Before 1983, Social Security operated as pay-as-you-go (PAYGO).  It got along just fine like that since 1937...45 years before Reagan. However, it did require that Congress periodically adjust the payroll taxes in small increments, mostly upwards, to offset the additional demands placed on the Social Security system over those years. Republicans hated that. So they created the "surplus" with an increase in the Social Security payroll tax rate (it was 5.2 percent in 1983). That increase may seem somewhat modest, but it generated massive surpluses over the next 26 years that are now valued at $2.6 trillion with interest by the Social Security Trustees.

Ostensibly this $2.6 trillion fund was created to offset the demands on the younger generation as us baby boomer generation starts to retire in big numbers.  However, because every penny of that Trust Fund has been spent, the demands on the younger generation to support the older genration are now exactly the same as if the Trust Fund never existed. Yes there is a moral obligation, but how far does that moral obligation extend when the younger generation sees so many retirees living off the backs of their labor?  And the younger generation didn't spend that surplus...my generation did.  And the rich of my generation benefited disproportunately because it allowed them to pay lower marginal tax rates.

In my view, we would have been better off continuing with PAYGO and not create the illusion of a Trust Fund for future retirees. And that is why I consider it a big scam. You might even want to consider it a $2.6 trillion transfer of wealth from the poor and middle class workers to the rich, because without it, the top marginal tax rates on income for the rich would have to have been kept higher.
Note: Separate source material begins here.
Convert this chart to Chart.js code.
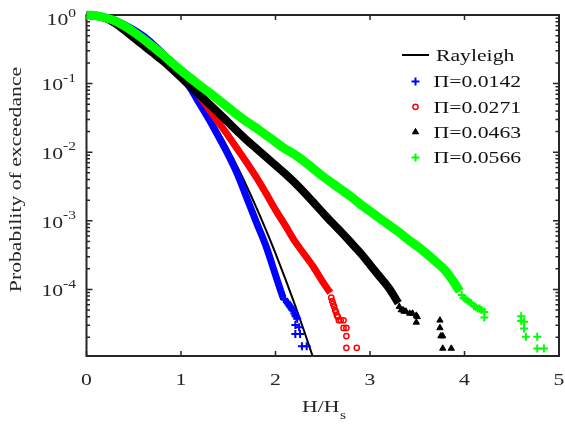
<!DOCTYPE html>
<html><head><meta charset="utf-8">
<script src="https://cdn.jsdelivr.net/npm/chart.js@4.4.0/dist/chart.umd.min.js"></script>
<style>html,body{margin:0;padding:0;background:#fff;}canvas{display:block;}</style>
</head><body>
<canvas id="c" width="565" height="426"></canvas>
<script>
// ---------- data ----------
const xTickValues = [0, 1, 2, 3, 4, 5];
const yMin = 1.07e-5, yMax = 1;
const xLabelMain = 'H/H', xLabelSub = 's';
const yLabel = 'Probability of exceedance';
const rayleighLabel = 'Rayleigh';
const seriesLabels = ['\u03A0=0.0142', '\u03A0=0.0271', '\u03A0=0.0463', '\u03A0=0.0566'];

const hRay = [0,0.1,0.2,0.3,0.4,0.5,0.6,0.7,0.8,0.9,1.0,1.1,1.2,1.3,1.4,1.5,1.6,1.7,1.8,1.9,2.0,2.1,2.2,2.3,2.4];
const pRay = [1,0.9802,0.9231,0.8353,0.7261,0.6065,0.4868,0.3753,0.2780,0.1979,0.1353,0.08892,0.05613,0.03405,0.01984,0.01111,0.005976,0.003089,0.001534,0.0007318,0.0003355,0.0001477,6.251e-5,2.540e-5,9.940e-6];

// Pi = 0.0142 (blue)
const hBlue = [0,0.1,0.2,0.3,0.4,0.5,0.6,0.7,0.8,0.9,1.0,1.1,1.2,1.3,1.4,1.5,1.6,1.7,1.8,1.9,2.0,2.05,2.08];
const pBlue = [1,0.9886,0.9333,0.8414,0.7244,0.6095,0.4955,0.3802,0.2818,0.1995,0.1349,0.08511,0.05012,0.02951,0.01660,0.009120,0.004677,0.002089,0.0009333,0.0004266,0.0001622,0.0001,7.586e-5];
const hBlueTail = [2.09,2.10,2.12,2.13,2.14,2.15,2.16,2.17,2.18,2.19,2.20,2.21,2.22,2.23,2.21,2.25,2.21,2.26,2.28,2.33];
const pBlueTail = [7.24e-5,7.08e-5,6.61e-5,6.31e-5,6.03e-5,5.75e-5,5.50e-5,5.25e-5,5.01e-5,4.90e-5,4.47e-5,4.17e-5,3.98e-5,3.72e-5,3.02e-5,2.82e-5,2.24e-5,2.24e-5,1.48e-5,1.48e-5];

// Pi = 0.0271 (red)
const hRed = [0,0.1,0.2,0.3,0.4,0.5,0.6,0.7,0.8,0.9,1.0,1.1,1.2,1.3,1.4,1.5,1.6,1.7,1.8,1.9,2.0,2.1,2.2,2.3,2.4,2.5,2.58];
const pRed = [1,0.98,0.915,0.83,0.70,0.57,0.455,0.355,0.276,0.209,0.150,0.1,0.06457,0.04169,0.02692,0.01738,0.01096,0.006918,0.004266,0.002512,0.001445,0.000871,0.0005129,0.0003311,0.0002138,0.0001288,8.913e-5];
const hRedTail = [2.59,2.60,2.61,2.62,2.63,2.64,2.65,2.66,2.67,2.69,2.72,2.72,2.75,2.75,2.75,2.86];
const pRedTail = [7.59e-5,6.76e-5,6.17e-5,5.62e-5,5.01e-5,4.68e-5,4.17e-5,3.98e-5,3.55e-5,3.55e-5,3.55e-5,2.75e-5,2.75e-5,2.09e-5,1.41e-5,1.41e-5];

// Pi = 0.0463 (black)
const hBlack = [0,0.1,0.2,0.3,0.4,0.5,0.6,0.7,0.8,0.9,1.0,1.1,1.2,1.3,1.4,1.5,1.6,1.7,1.8,1.9,2.0,2.1,2.2,2.3,2.4,2.5,2.6,2.7,2.8,2.9,3.0,3.1,3.2,3.3];
const pBlack = [1,0.9772,0.9016,0.7586,0.6026,0.4677,0.3631,0.2818,0.2188,0.1660,0.1230,0.09120,0.06761,0.05012,0.03715,0.02723,0.01995,0.01479,0.01122,0.008511,0.006457,0.004898,0.003631,0.002630,0.001862,0.001318,0.0009333,0.0006761,0.0004786,0.0003388,0.0002291,0.0001549,0.0001047,6.310e-5];
const hBlackTail = [3.31,3.33,3.35,3.36,3.38,3.42,3.45,3.49,3.50,3.49,3.74,3.74,3.75,3.77,3.77,3.86];
const pBlackTail = [5.62e-5,5.01e-5,5.01e-5,4.79e-5,4.79e-5,4.47e-5,4.47e-5,4.17e-5,3.98e-5,3.31e-5,3.55e-5,2.75e-5,2.09e-5,2.09e-5,1.38e-5,1.38e-5];

// Pi = 0.0566 (green)
const hGreen = [0,0.1,0.2,0.3,0.4,0.5,0.6,0.7,0.8,0.9,1.0,1.1,1.2,1.3,1.4,1.5,1.6,1.7,1.8,1.9,2.0,2.1,2.2,2.3,2.4,2.5,2.6,2.7,2.8,2.9,3.0,3.1,3.2,3.3,3.4,3.5,3.6,3.7,3.8,3.9,3.95];
const pGreen = [1,0.9772,0.9120,0.8222,0.6918,0.5623,0.4467,0.3467,0.2692,0.2042,0.1549,0.1202,0.09333,0.07413,0.05754,0.04467,0.03467,0.02754,0.02239,0.01778,0.01413,0.01122,0.009333,0.007413,0.005754,0.004467,0.003548,0.002818,0.002239,0.001738,0.001380,0.001096,0.0008710,0.0006918,0.0005370,0.0004266,0.0003311,0.0002512,0.0001862,0.0001202,9.333e-5];
const hGreenTail = [3.97,3.99,4.01,4.03,4.05,4.07,4.10,4.12,4.14,4.16,4.18,4.21,4.21,4.60,4.60,4.63,4.63,4.65,4.77,4.77,4.84];
const pGreenTail = [8.32e-5,7.586e-5,7.24e-5,6.918e-5,6.61e-5,6.310e-5,5.754e-5,5.50e-5,5.248e-5,5.25e-5,5.01e-5,4.677e-5,3.890e-5,4.074e-5,3.467e-5,3.388e-5,2.692e-5,2.042e-5,2.042e-5,1.380e-5,1.380e-5];

// ---------- styling ----------
const COLORS = ['#0000ff', '#ff0000', '#000000', '#00ff00'];
const TEXT = '#262626';
const FONT = '"Liberation Serif", "Times New Roman", serif';
const SX = 1.24;   // glyphs in the reference are wider than Times

const pts = (xs, ys) => xs.map((x, i) => ({x: x, y: ys[i]}));

const markerSpec = [
  {style: 'cross', r: 4, lw: 2},
  {style: 'circle', r: 2.6, lw: 1.5},
  {style: 'triangle', r: 3.6, lw: 1},
  {style: 'cross', r: 4, lw: 2}
];
const bandWidth = [7, 7, 8, 9];
const bands = [[hBlue,pBlue],[hRed,pRed],[hBlack,pBlack],[hGreen,pGreen]];
const tails = [[hBlueTail,pBlueTail],[hRedTail,pRedTail],[hBlackTail,pBlackTail],[hGreenTail,pGreenTail]];

const datasets = [{
  label: rayleighLabel, data: pts(hRay, pRay), showLine: true, pointRadius: 0,
  borderColor: '#000', borderWidth: 2, cubicInterpolationMode: 'monotone', order: 10
}];
for (let i = 0; i < 4; i++) {
  datasets.push({
    label: seriesLabels[i] + ' band', data: pts(bands[i][0], bands[i][1]), showLine: true,
    pointRadius: 0, borderColor: COLORS[i], borderWidth: bandWidth[i],
    cubicInterpolationMode: 'monotone', borderJoinStyle: 'round', borderCapStyle: 'butt',
    clip: false, order: 8 - 2 * i
  });
  datasets.push({
    label: seriesLabels[i], data: pts(tails[i][0], tails[i][1]), showLine: false,
    pointStyle: markerSpec[i].style, pointRadius: markerSpec[i].r,
    pointBorderWidth: markerSpec[i].lw, borderColor: COLORS[i], pointBorderColor: COLORS[i],
    pointBackgroundColor: i === 1 ? 'rgba(0,0,0,0)' : COLORS[i], backgroundColor: COLORS[i],
    clip: false, order: 7 - 2 * i
  });
}

function sText(ctx, str, x, y, size, align) {
  ctx.save();
  ctx.font = size + 'px ' + FONT;
  const w = ctx.measureText(str).width * SX;
  const x0 = align === 'center' ? x - w / 2 : (align === 'right' ? x - w : x);
  ctx.translate(x0, y);
  ctx.scale(SX, 1);
  ctx.textAlign = 'left';
  ctx.textBaseline = 'alphabetic';
  ctx.fillText(str, 0, 0);
  ctx.restore();
  return w;
}
function textWidth(ctx, str, size) {
  ctx.save(); ctx.font = size + 'px ' + FONT;
  const w = ctx.measureText(str).width * SX; ctx.restore(); return w;
}
function marker(ctx, i, x, y) {
  const m = markerSpec[i];
  ctx.save();
  ctx.strokeStyle = COLORS[i]; ctx.fillStyle = COLORS[i]; ctx.lineWidth = m.lw;
  ctx.beginPath();
  if (m.style === 'cross') {
    ctx.moveTo(x - m.r, y); ctx.lineTo(x + m.r, y);
    ctx.moveTo(x, y - m.r); ctx.lineTo(x, y + m.r); ctx.stroke();
  } else if (m.style === 'circle') {
    ctx.arc(x, y, m.r, 0, Math.PI * 2); ctx.stroke();
  } else {
    const r = m.r;
    ctx.moveTo(x, y - r); ctx.lineTo(x + r * 0.866, y + r * 0.5); ctx.lineTo(x - r * 0.866, y + r * 0.5);
    ctx.closePath(); ctx.fill(); ctx.stroke();
  }
  ctx.restore();
}

const axesPlugin = {
  id: 'matlabAxes',
  beforeDatasetsDraw(chart) {
    const {ctx, chartArea: a} = chart;
    const xs = chart.scales.x, ys = chart.scales.y;
    ctx.save();
    ctx.strokeStyle = TEXT;
    ctx.lineWidth = 1.5;
    ctx.beginPath();
    ys.ticks.forEach(t => {
      const py = ys.getPixelForValue(t.value);
      const len = t.major ? 6 : 3.5;
      ctx.moveTo(a.left, py); ctx.lineTo(a.left + len, py);
      ctx.moveTo(a.right, py); ctx.lineTo(a.right - len, py);
    });
    xs.ticks.forEach(t => {
      const px = xs.getPixelForValue(t.value);
      ctx.moveTo(px, a.bottom); ctx.lineTo(px, a.bottom - 5);
      ctx.moveTo(px, a.top); ctx.lineTo(px, a.top + 5);
    });
    ctx.stroke();
    ctx.lineWidth = 2;
    ctx.strokeRect(a.left, a.top, a.right - a.left, a.bottom - a.top);
    ctx.restore();
  },
  afterDraw(chart) {
    const {ctx, chartArea: a} = chart;
    const xs = chart.scales.x, ys = chart.scales.y;
    ctx.save();
    ctx.fillStyle = TEXT;
    // x tick labels
    xs.ticks.forEach(t => {
      sText(ctx, String(t.value), xs.getPixelForValue(t.value), 384.5, 17.5, 'center');
    });
    // y tick labels 10^n
    ys.ticks.filter(t => t.major).forEach(t => {
      const py = ys.getPixelForValue(t.value);
      const e = Math.round(Math.log10(t.value));
      const sup = String(e);
      const wSup = textWidth(ctx, sup, 12.5);
      const w10 = textWidth(ctx, '10', 17.5);
      const right = 76;
      let base = py + 6.7;
      if (base - 16.5 < 8.5) base = 8.5 + 16.5;
      sText(ctx, '10', right - wSup - w10, base, 17.5, 'left');
      sText(ctx, sup, right - wSup, base - 8.5, 12.5, 'left');
    });
    // x title with subscript
    const w1 = textWidth(ctx, xLabelMain, 17.5), w2 = textWidth(ctx, xLabelSub, 12.5);
    const cx = (a.left + a.right) / 2 + 1;
    const sx = cx - (w1 + w2) / 2;
    sText(ctx, xLabelMain, sx, 411.5, 17.5, 'left');
    sText(ctx, xLabelSub, sx + w1 + 0.5, 418.5, 12.5, 'left');
    // y title
    ctx.save();
    ctx.translate(20.5, (a.top + a.bottom) / 2 - 6);
    ctx.rotate(-Math.PI / 2);
    ctx.scale(SX, 1);
    ctx.font = '17.5px ' + FONT;
    ctx.textAlign = 'center';
    ctx.textBaseline = 'alphabetic';
    ctx.fillText(yLabel, 0, 0);
    ctx.restore();
    // legend
    const rows = [55, 81.5, 106.8, 132, 157.5];
    ctx.fillStyle = '#111';
    ctx.strokeStyle = '#000'; ctx.lineWidth = 2;
    ctx.beginPath(); ctx.moveTo(402, rows[0]); ctx.lineTo(429, rows[0]); ctx.stroke();
    sText(ctx, rayleighLabel, 436, rows[0] + 5.8, 17.5, 'left');
    for (let i = 0; i < 4; i++) {
      marker(ctx, i, 415.5, rows[i + 1]);
      ctx.fillStyle = '#111';
      sText(ctx, seriesLabels[i], 433.5, rows[i + 1] + 5.8, 17.5, 'left');
    }
    ctx.restore();
  }
};

new Chart(document.getElementById('c'), {
  type: 'scatter',
  data: {datasets: datasets},
  options: {
    responsive: false, animation: false, devicePixelRatio: 1,
    layout: {padding: {top: 15, right: 3, left: 0, bottom: 0}},
    plugins: {legend: {display: false}, tooltip: {enabled: false}},
    elements: {point: {hoverRadius: 0}},
    scales: {
      x: {
        type: 'linear', min: 0, max: 5,
        afterBuildTicks: s => { s.ticks = xTickValues.map(v => ({value: v})); },
        ticks: {display: false}, grid: {display: false}, border: {display: false},
        afterFit: s => { s.height = 70; }
      },
      y: {
        type: 'logarithmic', min: yMin, max: yMax,
        afterBuildTicks: s => {
          const t = [];
          for (let e = -5; e <= 0; e++) {
            for (let m = 1; m <= 9; m++) {
              const v = m * Math.pow(10, e);
              if (v >= yMin * 0.999 && v <= yMax * 1.0001) t.push({value: v, major: m === 1});
            }
          }
          s.ticks = t;
        },
        ticks: {display: false}, grid: {display: false}, border: {display: false},
        afterFit: s => { s.width = 86.5; }
      }
    }
  },
  plugins: [axesPlugin]
});
</script>
</body></html>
And the poor and middle class workers of America could have chosen how to spend their money instead of giving a tax break to the rich.

Lowering the Social Security tax rate to 4.2 percent does, in fact, mean that there is an extra burden on the general fund to make up that difference.  Taxes from the general fund come from the progressive income taxes (which hit the rich) as well as the payroll taxes and excise taxes. So in effect it reverses the Reagan scheme to redistribute wealth upwards by putting a slightly higher tax burden on the progressive income tax payers (which include the rich).  That's why I support it, and why many Republicans are trying to find ways to oppose it...using the argument of the deficits once again.